For the history buffs …
The hamlet of White Bear was named after the White Bear Inn. The area was also known as Scarlet’s Mill, named for John Scarlet who purchased 208 acres of undeveloped land in the mid-1700’s. There he and his sons built a grist and saw mill, several scythe factories and a woolen factory. The area developed into a small 18th Century industrial complex.
The White Bear Inn opened in 1810 and became the local gathering place. The Inn took its name from a painting of a bear on the sign outside. The building was originally a home built in 1730 and was known as a place where George Washington stopped. The Inn was also the first establishment in Berks County to obtain a liquor license.
Contemporary local residents fondly recall the former fine-dining restaurant called the White Bear Inn. Previously called the White Bear Tavern, the Inn was located about a mile north of the original White Bear Inn. The Inn opened in 1965, changed ownership in 1973 and closed in 1993. It has since been converted to a private residence.
Scarlet’s Mill Post Office was established in 1869, located at the back of the general store. There was also a brick yard, blacksmith shop and gun factory nearby. The former Post Office and store still stands today and is a private residence.
In 1873, Scarlet’s Mill became a stop along the Wilmington and Northern Railroad line and was known as White Bear Station. The train’s route connected Wilmington, Delaware and the Philadelphia-Pottsville line. Passenger service was discontinued in 1946.

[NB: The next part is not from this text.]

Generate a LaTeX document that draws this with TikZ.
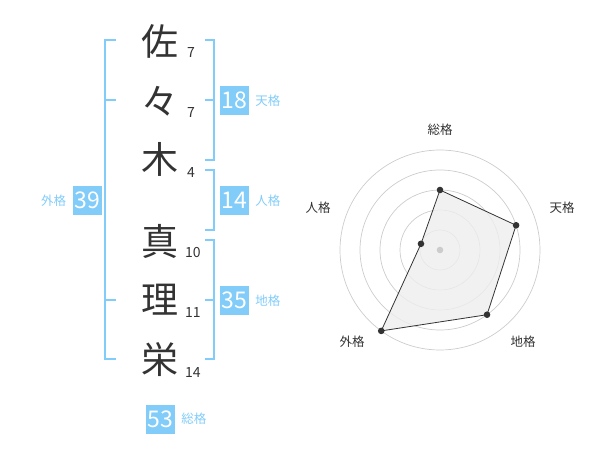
\documentclass[tikz,border=0pt]{standalone}
\usepackage{fontspec}
\setmainfont{Noto Sans CJK JP}
\usetikzlibrary{positioning}
\definecolor{kaku}{RGB}{130,204,250}
\definecolor{ink}{RGB}{51,51,51}
\definecolor{web}{RGB}{204,204,204}
\definecolor{area}{RGB}{238,238,238}
\tikzset{
  moji/.style = {font=\fontsize{37}{37}\selectfont, text=ink, inner sep=0pt},
  kakusu/.style = {font=\fontsize{14}{14}\selectfont, text=ink, inner sep=0pt, anchor=west},
  hako/.style = {fill=kaku, text=white, minimum size=29pt, inner sep=0pt,
    font=\fontsize{23}{23}\selectfont},
  namae/.style = {text=kaku, font=\fontsize{12.5}{12.5}\selectfont, inner sep=0pt},
  kakko/.style = {kaku, line width=2pt},
  jiku/.style = {text=ink, font=\fontsize{12.5}{12.5}\selectfont, inner sep=0pt}
}

\begin{document}
\begin{tikzpicture}[x=1pt,y=-1pt]
  \useasboundingbox (0,0) rectangle (600,470);
  % name
  \node[moji] (sa)  at (160,41)  {佐};
  \node[moji] (no)  at (160,101) {々};
  \node[moji] (ki)  at (160,159) {木};
  \node[moji] (ma)  at (160,241) {真};
  \node[moji] (ri)  at (160,300) {理};
  \node[moji] (ei)  at (160,360) {栄};
  \node[kakusu] (k1) at (187,53)  {7};
  \node[kakusu] (k2) at (187,113) {7};
  \node[kakusu] (k3) at (187,173) {4};
  \node[kakusu] (k4) at (185,253) {10};
  \node[kakusu] (k5) at (185,313) {11};
  \node[kakusu] (k6) at (185,373) {14};
  % brackets
  \draw[kakko] (116,40) -- (105,40) -- (105,359) -- (116,359);
  \draw[kakko] (105,100) -- (116,100);
  \draw[kakko] (105,300) -- (116,300);
  \draw[kakko] (205,40) -- (214,40) -- (214,160) -- (205,160);
  \draw[kakko] (205,100) -- (214,100);
  \draw[kakko] (205,170) -- (214,170) -- (214,230) -- (205,230);
  \draw[kakko] (205,240) -- (214,240) -- (214,359) -- (205,359);
  \draw[kakko] (205,300) -- (214,300);
  % values
  \node[hako] (ten)  at (234.5,100.5) {18};
  \node[namae, right=6pt of ten] {天格};
  \node[hako] (jin)  at (234.5,200.5) {14};
  \node[namae, right=6pt of jin] {人格};
  \node[hako] (chi)  at (234.5,300.5) {35};
  \node[namae, right=6pt of chi] {地格};
  \node[hako] (gai)  at (87,200.5) {39};
  \node[namae, left=6pt of gai] {外格};
  \node[hako] (sou)  at (160.5,419) {53};
  \node[namae, right=6pt of sou] {総格};
  % radar
  \begin{scope}[shift={(440,250)},yscale=-1]
    \coordinate (o) at (0,0);
    \foreach \r in {20,40,60,80,100}
      \draw[web,line width=0.7pt] (o) circle (\r);
    \coordinate (pSou) at (90:60);
    \coordinate (pTen) at (18:80);
    \coordinate (pChi) at (-54:80);
    \coordinate (pGai) at (-126:100);
    \coordinate (pJin) at (162:20);
    \draw[ink,fill=area,fill opacity=0.8,line width=0.8pt]
      (pSou) -- (pTen) -- (pChi) -- (pGai) -- (pJin) -- cycle;
    \fill[web] (o) circle (3.3);
    \foreach \p in {pSou,pTen,pChi,pGai,pJin}
      \fill[ink] (\p) circle (3.3);
  \end{scope}
  \node[jiku] (lSou) at (440,130) {総格};
  \node[jiku] (lTen) at (562,208) {天格};
  \node[jiku] (lChi) at (523,342) {地格};
  \node[jiku] (lGai) at (352,342) {外格};
  \node[jiku] (lJin) at (318,208) {人格};
\end{tikzpicture}
\end{document}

The Scarlet family, who were Quakers, played an important role in obtaining The Robeson Quaker Meeting House located at the center of the township. The Scarlet family’s influence was not confined to industry and religion. They were ardent abolitionists and supported the Underground Railroad. Their home became the key command post in the area helping the runaway slaves as they moved from house to house and ultimately to freedom in Canada. Scarlet’s Mill was one of the most well-known stations on the Pennsylvania Underground Railroad. According to historian Wayne E. Homan, “The Scarlet Mansion at Scarlet’s Mill probably housed more [runaway slaves] over a longer period than any other Berks station stop.”